A second book he created—a gorgeous stitched, hard-bound tome that unfolds like a treasure, contains letterpress text, woodcut images, and a pocket for an origami-style note with additional text—sold for $65 a piece. According to Mise, the costs (time, work, and supplies) should have pushed the price upwards of $300. Turning the crisp pages, feeling the impression of the letters with a forefinger, and gently ferreting out the hidden fold-out surprises, it’s clear this object is a piece of art almost too precious to read. That’s where the company’s marriage of old-fashioned and modern brings letterpress into an era where it can successfully bridge art and commerce.
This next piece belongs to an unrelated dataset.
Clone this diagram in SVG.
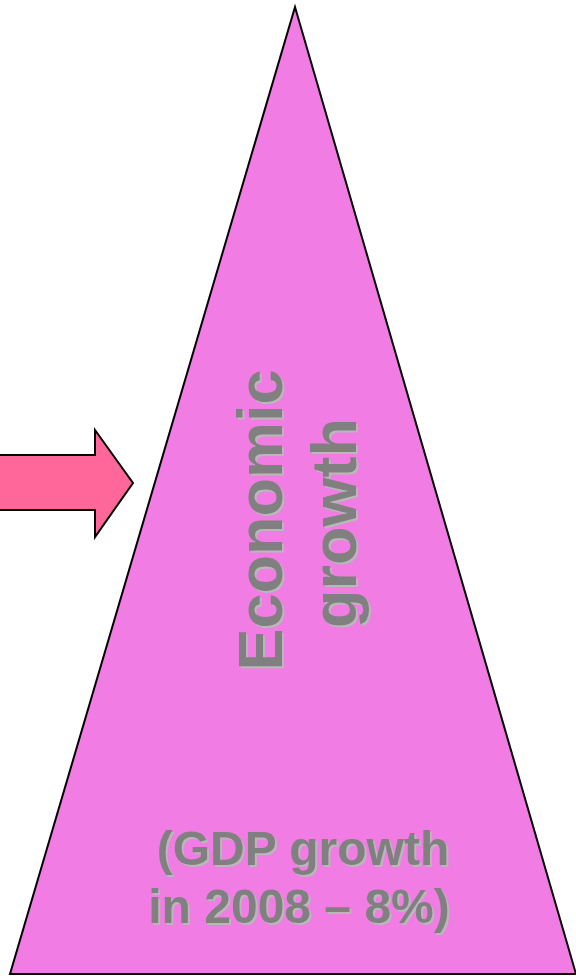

Laurie Corral, director of Bookworks next door has hired Mise to teach classes, and book artists who rent studio space there have teamed up with Mise to use the letterpress. “For graphic designers, getting off the computer and feeling the paper, feeling the texture, and getting their hands into it is key,” says Corral.

Culling the Presses
One by one, Mise amassed his presses. The oldest, an 1890 Chandler and Price, Old Style, he won on eBay for $600, but spent more than three times that getting it to Asheville. It had been owned by a printer from Cincinnati, whose family discovered, upon his death, that he had been a spy in World War II.

This press is the hand- and foot-cranked workhorse that Matthew Farrell controls. The 23-year-old UNCA creative writing major comes up with captions and sayings for some of the cards, but the hours he spends on the press are also wholly satisfying. “It’s exhausting work, but it’s very intriguing to me,” says Farrell. “There’s a fluidity to it and a satisfaction that’s hard to quantify. But you can’t zone out.”
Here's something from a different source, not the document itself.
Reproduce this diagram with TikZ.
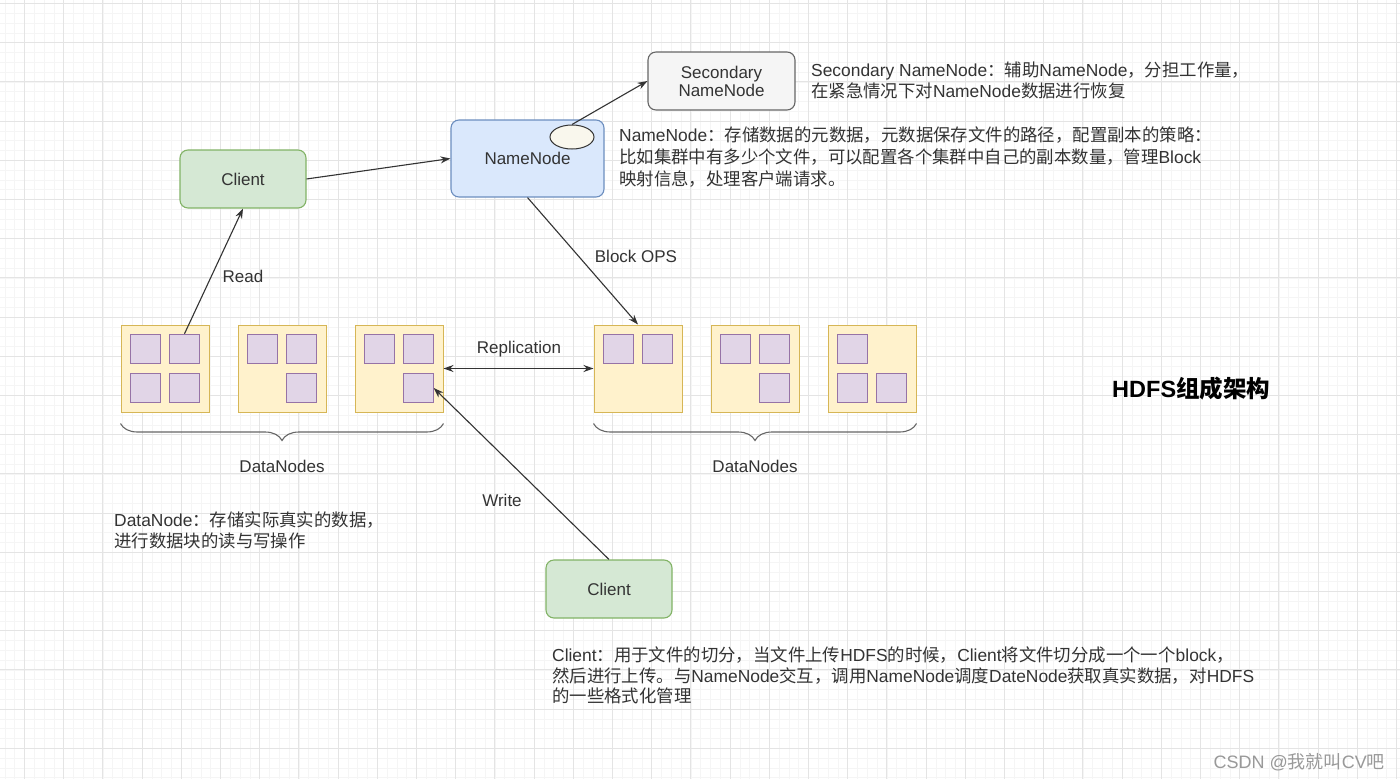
\documentclass[tikz,border=0pt]{standalone}
\usepackage{fontspec}
\setmainfont{Liberation Sans}
\newfontfamily\hdfscjk{Noto Sans CJK SC}
% switch fonts between latin and CJK text
\newXeTeXintercharclass\hdfscjkclass
\newcount\hdfsc
\def\hdfsrange#1#2{\hdfsc=#1\relax
  \loop\XeTeXcharclass\hdfsc=\hdfscjkclass
  \ifnum\hdfsc<#2\relax\advance\hdfsc by 1\relax\repeat}
\hdfsrange{"3000}{"303F}
\hdfsrange{"4E00}{"9FFF}
\hdfsrange{"FF00}{"FFEF}
\XeTeXinterchartokenstate=1
\XeTeXinterchartoks 0 \hdfscjkclass = {\hdfscjk}
\XeTeXinterchartoks 4095 \hdfscjkclass = {\hdfscjk}
\XeTeXinterchartoks \hdfscjkclass 0 = {\rmfamily}
\usetikzlibrary{arrows.meta,shapes.geometric,decorations.pathreplacing}
\definecolor{cligreen}{HTML}{D5E8D4}
\definecolor{clistroke}{HTML}{82B366}
\definecolor{nnblue}{HTML}{DAE8FC}
\definecolor{nnstroke}{HTML}{6C8EBF}
\definecolor{snngray}{HTML}{F5F5F5}
\definecolor{snnstroke}{HTML}{666666}
\definecolor{dnyellow}{HTML}{FFF2CC}
\definecolor{dnstroke}{HTML}{D6B656}
\definecolor{blkpurple}{HTML}{E1D5E7}
\definecolor{blkstroke}{HTML}{9673A6}
\definecolor{ellfill}{HTML}{F9F7ED}
\definecolor{txtgray}{HTML}{333333}
\definecolor{gridmajor}{HTML}{E4E4E4}
\definecolor{gridminor}{HTML}{F5F5F5}

\begin{document}
\begin{tikzpicture}[
  x=1pt, y=-1pt,
  every node/.style = {text=txtgray, font=\fontsize{17}{21}\selectfont},
  hdfsbox/.style = {draw, line width=1.1pt, rounded corners=8pt, align=center},
  clibox/.style = {hdfsbox, fill=cligreen, draw=clistroke, minimum width=126pt, minimum height=58pt},
  nnbox/.style = {hdfsbox, fill=nnblue, draw=nnstroke, minimum width=153pt, minimum height=77pt},
  snnbox/.style = {hdfsbox, fill=snngray, draw=snnstroke, minimum width=147pt, minimum height=58pt},
  dnbox/.style = {draw=dnstroke, fill=dnyellow, line width=1pt, minimum width=88pt, minimum height=87pt},
  blk/.style = {draw=blkstroke, fill=blkpurple, line width=1pt, minimum size=29.5pt, inner sep=0},
  ellnode/.style = {ellipse, draw=txtgray, fill=ellfill, line width=1pt, minimum width=44pt, minimum height=24pt, inner sep=0},
  conn/.style = {draw=txtgray, line width=1.1pt, -{Stealth[length=10pt,width=7pt]}},
  brc/.style = {draw=snnstroke, line width=1.1pt, decorate, decoration={brace, mirror, amplitude=17pt}},
  lbl/.style = {inner sep=1pt},
  desc/.style = {anchor=north west, align=left, inner sep=0, font=\fontsize{17.4}{20.5}\selectfont}
]
  % background and grid
  \useasboundingbox (0,0) rectangle (1400,779);
  \fill[white] (0,0) rectangle (1400,779);
  \foreach \i in {0,...,143}
    \draw[gridminor, line width=0.6pt] ({4.9+9.8*\i},0) -- ({4.9+9.8*\i},779);
  \foreach \j in {0,...,79}
    \draw[gridminor, line width=0.6pt] (0,{3.5+9.8*\j}) -- (1400,{3.5+9.8*\j});
  \foreach \i in {0,...,35}
    \draw[gridmajor, line width=0.9pt] ({24.5+39.2*\i},0) -- ({24.5+39.2*\i},779);
  \foreach \j in {0,...,19}
    \draw[gridmajor, line width=0.9pt] (0,{3.5+39.2*\j}) -- (1400,{3.5+39.2*\j});

  % name nodes and clients
  \node[snnbox] (snn) at (721.5,81) {Secondary\\[-3pt]NameNode};
  \node[nnbox] (nn) at (527.5,158.5) {NameNode};
  \node[ellnode] (ell) at (572,137) {};
  \node[clibox] (cli1) at (243,179) {Client};
  \node[clibox] (cli2) at (609,589) {Client};

  % data nodes with their blocks
  \foreach \n/\x in {1/121,2/238,3/355,4/594,5/711,6/828}
    \node[dnbox] (dn\n) at (\x+44,368.5) {};
  \foreach \n/\b/\dx/\dy in {1/tl/-1/-1,1/tr/1/-1,1/bl/-1/1,1/br/1/1,
                             2/tl/-1/-1,2/tr/1/-1,2/br/1/1,
                             3/tl/-1/-1,3/tr/1/-1,3/br/1/1,
                             4/tl/-1/-1,4/tr/1/-1,
                             5/tl/-1/-1,5/tr/1/-1,5/br/1/1,
                             6/tl/-1/-1,6/bl/-1/1,6/br/1/1}
    \node[blk] (b\n\b) at ([shift={(\dx*19.5,\dy*19.5)}]dn\n.center) {};

  % braces
  \draw[brc] ([yshift=-11pt]dn1.south west) -- ([yshift=-11pt]dn3.south east);
  \draw[brc] ([yshift=-11pt]dn4.south west) -- ([yshift=-11pt]dn6.south east);
  \node (dnl1) at (282,466) {DataNodes};
  \node (dnl2) at (755,466) {DataNodes};

  % connectors
  \draw[conn] (cli1.east) -- (nn.west);
  \draw[conn] (ell.north) -- (snn.west);
  \draw[conn] (nn.south) -- (dn4.north);
  \draw[conn] (b1tr.north) -- (cli1.south);
  \draw[conn] (cli2.north) -- (b3br.east);
  \draw[conn, {Stealth[length=10pt,width=7pt]}-{Stealth[length=10pt,width=7pt]}] (dn3.east) -- (dn4.west);
  \node[lbl] (rd) at (243,276) {Read};
  \node[lbl] (bops) at (636,256) {Block OPS};
  \node[lbl] (rep) at (519,349) {Replication};
  \node[lbl] (wr) at (502,500) {Write};

  % descriptions
  \node[desc] (snntxt) at (811,62) {Secondary NameNode：辅助NameNode，分担工作量，\\在紧急情况下对NameNode数据进行恢复};
  \node[desc, font=\fontsize{17.4}{22}\selectfont] (nntxt) at (619,127) {NameNode：存储数据的元数据，元数据保存文件的路径，配置副本的策略：\\比如集群中有多少个文件，可以配置各个集群中自己的副本数量，管理Block\\映射信息，处理客户端请求。};
  \node[desc] (dntxt) at (114,512) {DataNode：存储实际真实的数据，\\进行数据块的读与写操作};
  \node[desc] (clitxt) at (552,647) {Client：用于文件的切分，当文件上传HDFS的时候，Client将文件切分成一个一个block，\\然后进行上传。与NameNode交互，调用NameNode调度DateNode获取真实数据，对HDFS\\的一些格式化管理};
  \node[anchor=west, inner sep=0, text=black, font=\fontsize{23.5}{26}\selectfont\bfseries] (title) at (1112,389) {HDFS组成架构};
  \node[anchor=east, inner sep=0, text=black!40, font=\fontsize{18}{20}\selectfont] (mark) at (1385,762) {CSDN @我就叫CV吧};
\end{tikzpicture}
\end{document}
These machines predate safety guards, OSHA, and idiot-proofing. Operated properly, the printers are safe, but worker carelessness makes them lose-a-finger dangerous. The foot-controls are akin to sewing machine pedals, but the press closes down on the paper with the force of a predator’s jaws. Farrell recently met a printer whose hand had been mangled while reaching down the machine for a jammed piece of paper.

Working safely and methodically, Farrell can print 500 to 800 sheets in a four-hour run, with an additional hour for set-up.

Marriage of Modern
  In a combined break room and laboratory no bigger than a closet, with coffee mugs piled high on either side of the sink, Mise checks on a curious machine the size of a filing cabinet.   “We use a healthy mix of hand-drawn artwork that we scan and digitally designed work,” he explains. Mise’s—or his client’s—drawings are finalized on the computer using a design program and creating a negative that is then transferred to a photopolymer plate (light-sensitive plastic). In this machine, the unexposed areas of the plate are rinsed with water and a rotating brush, leaving the exposed area intact. Here, the image is revealed as a raised surface. “This raised surface is what bites the paper and creates the debossed letterpress effect,” he says.
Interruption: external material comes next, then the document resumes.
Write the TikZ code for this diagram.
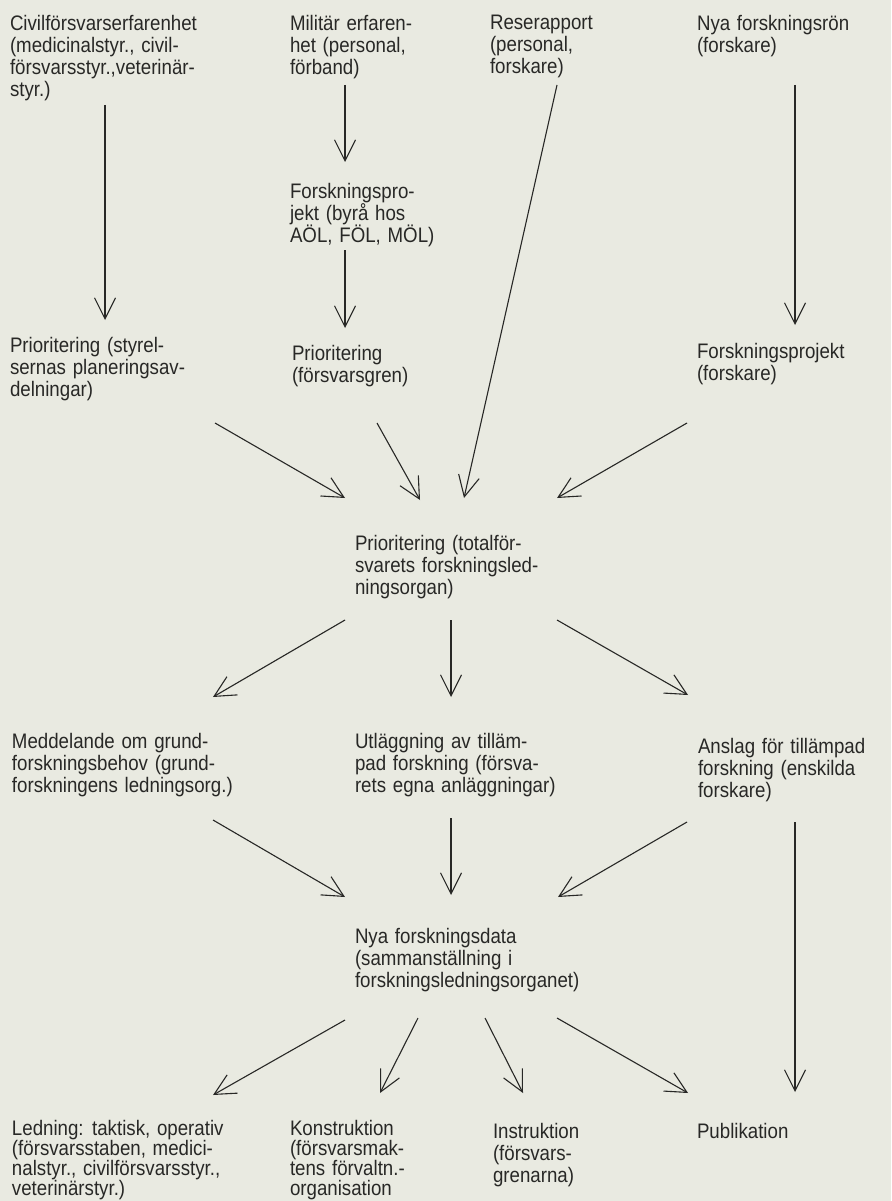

While desktop technology has allowed practically anyone to become a publisher, the resulting accessibility has also revived an interest in hand-set type and elevated the work of true letterpress to a fine craft, rather than being simply utilitarian in nature.

“A shop like Blue Barnhouse plays the role of expanding possibilities for book artists, for people who want to use letterpress for commercial reasons, and especially for us in the academic art community,” notes Warren Wilson College professor Gwen Diehn, a nationally renowned author about book art and a book artist herself. But for the wistful bride looking for invitations, the up-and-coming band who wants a poster for their gig, or the nostalgic letter-writer who wants to impress the recipient, it’s all about the beauty of the printed page. And nothing captures a design’s spirit like a letterpress.